More than four decades since he hung up his boots at 22 to join the family business, Niraj Bajaj, the former India table tennis captain, had numerous requests to be associated with the game that he loved. He even admits the game “gave so much” to him.

But he didn’t find anything worthwhile until last year when Vita Dani and Kamlesh Mehta, the brain behind 11Sports – a firm founded solely for the promotion of table tennis — came up with the Ultimate Table Tennis (UTT).

“For once, I thought someone was taking a professional approach for the development of table tennis. That's when they talked about the Ultimate Table Tennis (UTT) and it was by Indian standards very very ambitious. India hasn't had anything of such standards in table tennis,” Bajaj, who came on board as the UTT co-promoter, told Sportstar after the conclusion of UTT’s Pune leg.

“In 50 years since I started playing table tennis, I have not seen players getting the best of everything — logistics, accommodation in five-star hotels, quality of international players and television coverage. I said that if I am associating with an initiative, there should be no compromise. That was the vision for Vita and the rest of the team.”
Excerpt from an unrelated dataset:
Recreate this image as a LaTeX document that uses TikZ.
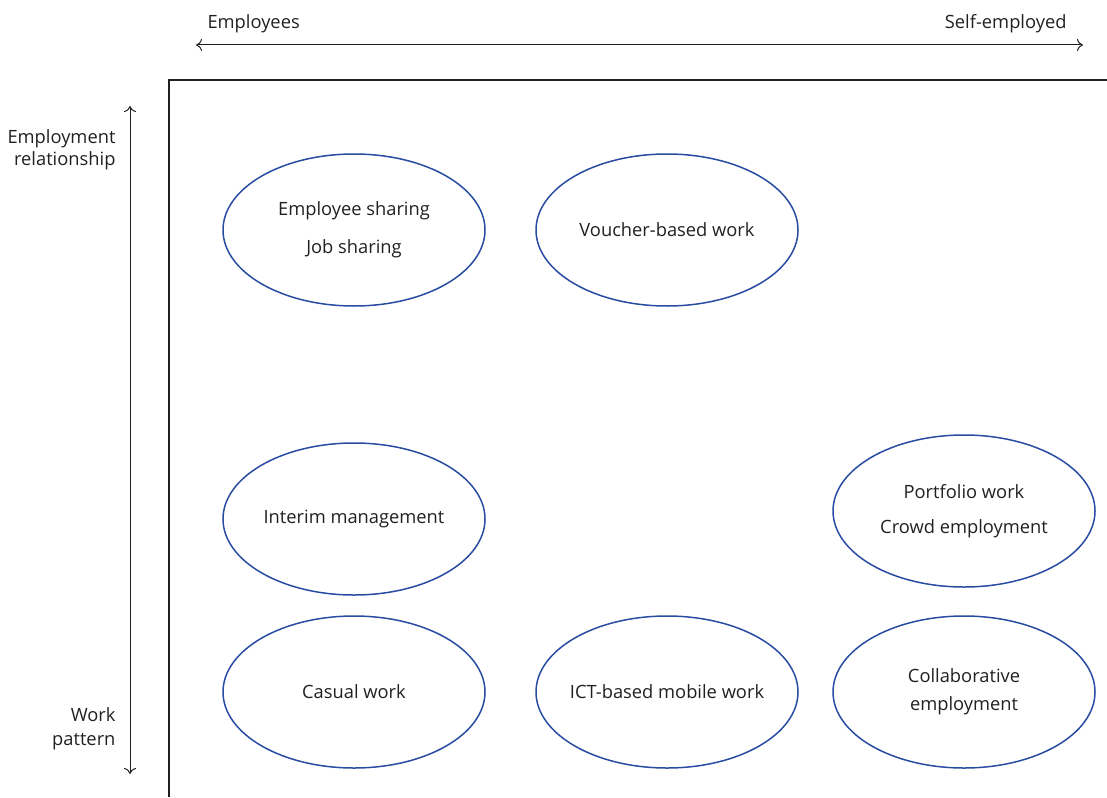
\documentclass[tikz,border=0pt]{standalone}
\usepackage{fontspec}
\setmainfont{Open Sans}
\usetikzlibrary{shapes.geometric, arrows.meta}
\definecolor{ovalblue}{RGB}{40,76,162}
\definecolor{inkgrey}{RGB}{35,31,32}
\begin{document}
\begin{tikzpicture}[x=1pt, y=-1pt, >={To[length=6pt, width=12pt]},
  every node/.style={text=inkgrey, font=\fontsize{18.3}{28}\selectfont},
  oval/.style={draw=ovalblue, line width=1.5pt, ellipse, minimum width=262pt, minimum height=152pt, align=center, inner xsep=-30pt, inner ysep=0pt}]
\useasboundingbox (0,0) rectangle (1107,797);

% axis labels
\node[anchor=west] (emp) at (204,24) {Employees};
\node[anchor=east] (self) at (1070,24) {Self-employed};
\node[anchor=east, align=right, font=\fontsize{18.3}{22}\selectfont] (rel) at (119,150) {Employment\\relationship};
\node[anchor=east, align=right, font=\fontsize{18.3}{24}\selectfont] (pat) at (119,729) {Work\\pattern};

\coordinate (left) at (196,45);
\coordinate (right) at (1083,45);
\coordinate (top) at (130,106);
\coordinate (bottom) at (130,774);
\draw[<->, draw=inkgrey, line width=1pt] (left) -- (right);
\draw[<->, draw=inkgrey, line width=1pt] (top) -- (bottom);

% frame
\coordinate (corner) at (169,80);
\draw[draw=inkgrey, line width=2.4pt] (1107,80) -- (corner) -- (169,797);

% forms of employment
\node[oval] (share) at (354,230) {Employee sharing\\[10pt]Job sharing};
\node[oval] (voucher) at (667,230) {Voucher-based work};
\node[oval] (interim) at (354,519) {Interim management};
\node[oval] (portfolio) at (964,511) {Portfolio work\\[7pt]Crowd employment};
\node[oval] (casual) at (354,692) {Casual work};
\node[oval] (ict) at (667,692) {ICT-based mobile work};
\node[oval] (collab) at (964,692) {Collaborative\\employment};
\end{tikzpicture}
\end{document}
Despite the UTT promoters bleeding right now financially, Bajaj, who is one of the youngest Arjuna Award recipients, is not thinking too much about it. At the same time, he is upbeat on the UTT breaking even sooner than expected. “Of course we wouldn't like to keep putting in money. We are very happy if UTT sustains on its own. But what matters is that we giving quality to the audience, to our players; are we giving facilities to our players, are they benefitting from it? And you see the performance, how much they have improved in the last two years. If they keep improving, when will UTT make money becomes irrelevant,” Bajaj said.

“Their performance will be satisfying. Yes, the game becomes popular, there will be more sponsors. We will be more than happy if even the franchises start making money and UTT becomes profitable. But we are not worried when it will happen. It may take a year or two or even three years. But the way it's going, it will happen sooner than everyone would expect.”

An entrant like 11Sports with a product like the UTT may unnerve the national federation. But Bajaj, who over the last decade as a member of the board of directors for the Olympics Gold Quest, a not-for profit organisation for producing Olympic champions, has been dealing with various federations feels the UTT and the Table Tennis Federation of India (TTFI) have had a smooth ride so far.

“We are finding it a much easier and happier journey than we thought. First my experience was with OGQ and all of us know what it is like. But when they see genuine people, when they see someone is being selfless, their approach changes,” Bajaj said. “We are not here for our glory. We are asking for nothing, we are only here to help. If India does well in table tennis, the Table Tennis Federation of India will take the credit and we would be extremely happy for it. Normally what happens is federations may feel negative with such an approach but TTFI are very welcoming.”